The box is an HP DL380 G5 with 2 x quad core CPUs (8 cores in total) and 16Gb of RAM, it has 8 x 146Gb 15k HDDs in a single RAID 5 set + hot-spare, it was purchased in early 2007 and cost c.£8,000 (UK Prices)

It runs Windows 2003 Enterprise Edition x64 edition with VMWare Server 1.0.2 (yes, its an old build.. but if it ain’t broke..) and they have purchased multiple w2k3 ent-edition licences to take advantage of the virtualisation use-rights to cover the installed virtual OS’es.

It’s been in-place for a year and hardly ever has to be touched, its rock-solidly available and the company have noticed several marked improvements since they P2V’d their old servers onto this platform, as follows;

  • No hardware failures – moving from lots of low-end servers (Dell) and desktops to a single box (10:1 consolidation)
  • The DL380 has good redundancy built in, but it’s also backed up with a h/w maintenence contract, and they also have a spare cold-standby server to resume service from backups if data is lost.
  • Less noise, the old servers were dotted around their old offices in corners, racks etc – this is the main thing they liked!
  • Simple access anywhere – using a Juniper SA2000 SSL VPN,  its easy to get secure access from anywhere
  • Less reliance on physical offices and cheap DSL-grade data communications, now the servers are hosted on the end of a reliable, data centre class network link with an SLA to back it up. if an individual office looses its ADSL connection, no real issue – people pick up their laptop(s) and work from home/starbucks etc.
  • Good comms are cheaper in data centres than in your branch offices (usually)

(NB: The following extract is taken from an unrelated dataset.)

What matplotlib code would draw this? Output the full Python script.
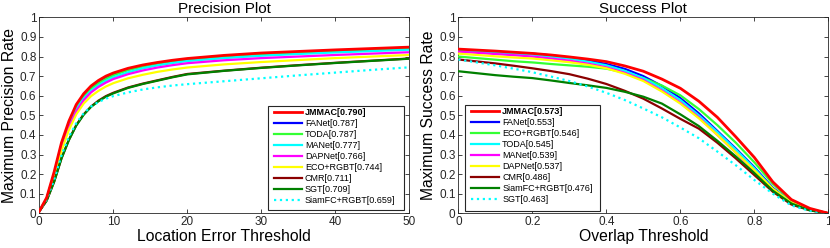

Hopefully this goes to show the free version of VMWare’s server products can work almost as well if budget is a big concern, ESX would definitely give some better features and make backup easier, they are considering upgrading and combining with something like Veeam Backup to handle failover/backup.

Performance Expectations on a Shared Virtual Platform

 

Some interesting discussion linked-to within this article on Storagezilla. people using Amazon’s EC2 platform are complaining because they feel they are getting less performance than they should.

Always an interesting point to bear in mind and useful in expectation setting for developers. You may want a dedicated CPU/core – but do you really need all of that CPU all of the time? in most cases I would guess not; and if you do need that level of performance – shouldn’t you be considering a physical platform rather than a virtual one?